Written by Bart Demeter, director of Oceana County CASA

August 15, 2022

As the director of the CASA program in Oceana County, I have observed quite a few cases of neglect and abuse. I can say with confidence the work we do is both effective and vital. I was a foster child myself, so I know that for a child, having someone in their corner is a lot more than having an extra set of eyes and ears for the court.

Growing Up In Foster Care

My brother and I had no one in our corner when my parents fought protracted and ugly custody battles. For them it was about who paid who and how much, not who got the children. Years of battling, my mother’s prescription drug abuse, and mental health issues created an environment where both my brother and I were abused and neglected in frequent doses. The months leading up to our entering the foster system were not the worst, but they were the coldest and the hungriest.  Our only source of heat was the furniture that I chopped up and burned in the fireplace, and our only meals were school lunches.

Our foster home didn’t prove to be much better. The night we arrived, our few trash-bagged possessions were not even allowed inside. Our foster mother didn’t even look in the bag that contained our few treasures: some Legos, a stack of cherished baseball cards, and an outfit or two.  Our possessions were dismissed with a disgusted sneer and a snarky comment about filth.  The grinding of a city trash truck signaled the end of home – mother, father, friends, teachers, and possessions.

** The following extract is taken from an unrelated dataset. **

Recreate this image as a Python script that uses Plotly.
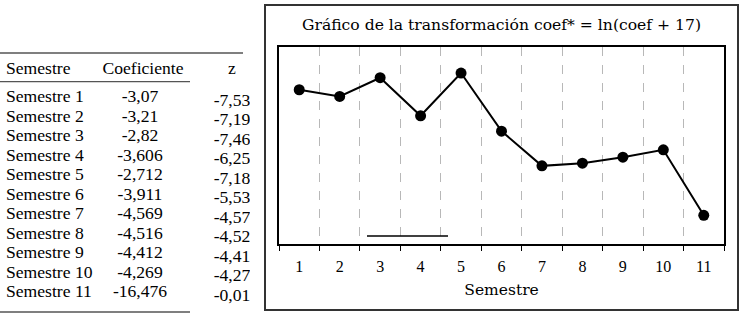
import plotly.graph_objects as go

# ---- data ----
semestres = ["Semestre 1", "Semestre 2", "Semestre 3", "Semestre 4", "Semestre 5", "Semestre 6",
             "Semestre 7", "Semestre 8", "Semestre 9", "Semestre 10", "Semestre 11"]
coeficiente = ["-3,07", "-3,21", "-2,82", "-3,606", "-2,712", "-3,911",
               "-4,569", "-4,516", "-4,412", "-4,269", "-16,476"]
z_vals = ["-7,53", "-7,19", "-7,46", "-6,25", "-7,18", "-5,53",
          "-4,57", "-4,52", "-4,41", "-4,27", "-0,01"]
headers = ["Semestre", "Coeficiente", "z"]

semestre_num = [1, 2, 3, 4, 5, 6, 7, 8, 9, 10, 11]
coef_star = [2.634, 2.624, 2.652, 2.595, 2.659, 2.572, 2.520, 2.524, 2.533, 2.544, 2.446]

W, H = 744, 316
serif = "'Liberation Serif', 'Times New Roman', serif"
school = "'DejaVu Serif', serif"

rows = list(range(len(semestres)))
tfont = dict(family=serif, size=17.6, color="black")

fig = go.Figure()

# ---- chart ----
fig.add_trace(go.Scatter(
    x=semestre_num, y=coef_star, mode="lines+markers",
    line=dict(color="black", width=2),
    marker=dict(color="black", size=11),
    xaxis="x", yaxis="y", showlegend=False, cliponaxis=False))

# ---- table (text on its own axes) ----
fig.add_trace(go.Scatter(x=[6] * len(rows), y=rows, mode="text", text=semestres,
                         textposition="middle right", xaxis="x2", yaxis="y2",
                         textfont=tfont, showlegend=False))
fig.add_trace(go.Scatter(x=[140] * len(rows), y=rows, mode="text", text=coeficiente,
                         textposition="middle center", xaxis="x2", yaxis="y2",
                         textfont=tfont, showlegend=False))
fig.add_trace(go.Scatter(x=[232] * len(rows), y=[r + 0.17 for r in rows], mode="text", text=z_vals,
                         textposition="middle center", xaxis="x2", yaxis="y2",
                         textfont=tfont, showlegend=False))
fig.add_trace(go.Scatter(x=[6, 143, 232], y=[-1.44] * 3, mode="text", text=headers,
                         textposition=["middle right", "middle center", "middle center"],
                         xaxis="x2", yaxis="y2",
                         textfont=tfont, showlegend=False))

shapes = [
    # table rules
    dict(type="line", xref="x2", yref="y2", x0=0, x1=243, y0=-2.31, y1=-2.31,
         line=dict(color="#555", width=1.3)),
    dict(type="line", xref="x2", yref="y2", x0=0, x1=190, y0=-0.84, y1=-0.84,
         line=dict(color="#555", width=1.3)),
    dict(type="line", xref="x2", yref="y2", x0=0, x1=190, y0=10.97, y1=10.97,
         line=dict(color="#555", width=1.5)),
    # outer frame of the chart
    dict(type="rect", xref="paper", yref="paper", x0=265 / W, x1=738 / W, y0=1 - 310 / H, y1=1 - 5 / H,
         line=dict(color="#333", width=2), layer="below"),
    # stray rule in the plot
    dict(type="line", xref="paper", yref="paper", x0=367 / W, x1=448 / W, y0=1 - 236 / H, y1=1 - 236 / H,
         line=dict(color="black", width=1.3)),
]

fig.update_layout(
    width=W, height=H, margin=dict(l=0, r=0, t=0, b=0),
    paper_bgcolor="white", plot_bgcolor="white",
    showlegend=False,
    xaxis=dict(domain=[279 / W, 724 / W], range=[0.5, 11.5],
               tickvals=semestre_num, ticktext=[str(v) for v in semestre_num],
               ticks="", showgrid=False, zeroline=False,
               showline=True, mirror=True, linecolor="black", linewidth=2,
               tickfont=dict(family=serif, size=16, color="black"),
               ticklabelstandoff=7,
               minor=dict(tick0=0.5, dtick=1, ticks="outside", ticklen=5, tickcolor="black",
                          showgrid=True, gridcolor="#b8b8b8", griddash="dash", gridwidth=1),
               title=dict(text="Semestre", font=dict(family=school, size=15.5, color="black"), standoff=10)),
    yaxis=dict(domain=[72 / H, 269 / H], range=[2.403, 2.698], showticklabels=False,
               ticks="", showgrid=False, zeroline=False,
               showline=True, mirror=True, linecolor="black", linewidth=2),
    xaxis2=dict(domain=[0, 250 / W], range=[0, 250], visible=False, anchor="y2"),
    yaxis2=dict(domain=[0, 1], range=[11.18, -5.03], visible=False, anchor="x2"),
    shapes=shapes,
    annotations=[dict(text="Gráfico de la transformación coef* = ln(coef + 17)",
                      xref="paper", yref="paper", x=501.5 / W, y=1 - 25 / H,
                      xanchor="center", yanchor="middle", showarrow=False,
                      font=dict(family=school, size=15.6, color="black"))],
)

fig.write_html("out.html")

Foster care promised to improve our lives while my mother recovered, but that wasn’t the case. Our lives didn’t improve in the manner which we wanted, and our mother didn’t recover.  Meanwhile, attorneys fought for legal objectives, parents fought each other, and the social workers, as infrequently as we saw them, reported everything we said for later use in court.  No one asked what we wanted, and no one even asked if we were alright. But that wasn’t even the worst of it. 

Court is traumatic for children. I don’t have to imagine what it feels like to be forced to stand up in court and testify against a parent. I don’t need to imagine the fear and anxiety of saying the right thing or feel the judgmental stares of everyone in the courtroom. Even though I was only a 7th grader, I could tell how my answers were going to hurt one parent or the other.  I was conflicted and frightened. My mother’s thin-lipped scowls and my father’s helpless stares let me know that I had destroyed their lives.  More importantly, I knew for certain my testimony wasn’t helping my brother and me. At best it meant longer stays in the foster system, and at worst, more abuse if we were reunited with our parents. No one explained to me that I was doing the right thing. No one consoled me.  The weight of my parents’ problems and the fate of my brother and I were all on me.

The Impact of a CASA

I think about this often as cases of neglect and abuse pass through our control.  With CASAs on the job, the children have a person who’s only purpose is to voice their wants and needs.  Sometimes that means our CASAs research – visit doctors, dentists, and the like, insuring the child’s physical well-being is looked after.  Other times, it means pouring over case files and making sure critical mental health tests are performed in a timely manner.  Most often, it means being a stable adult who simply listens without judgment. And of course, it means having an adult who clearly has no other interest than seeing the best for the child.

I can’t help but wonder how much better off my brother and I might have been if a CASA been involved in our lives. Knowing this, I am grateful to the volunteers and supporters of the Oceana County CASA program. It is reassuring to know that someone is looking out for children in the foster care system.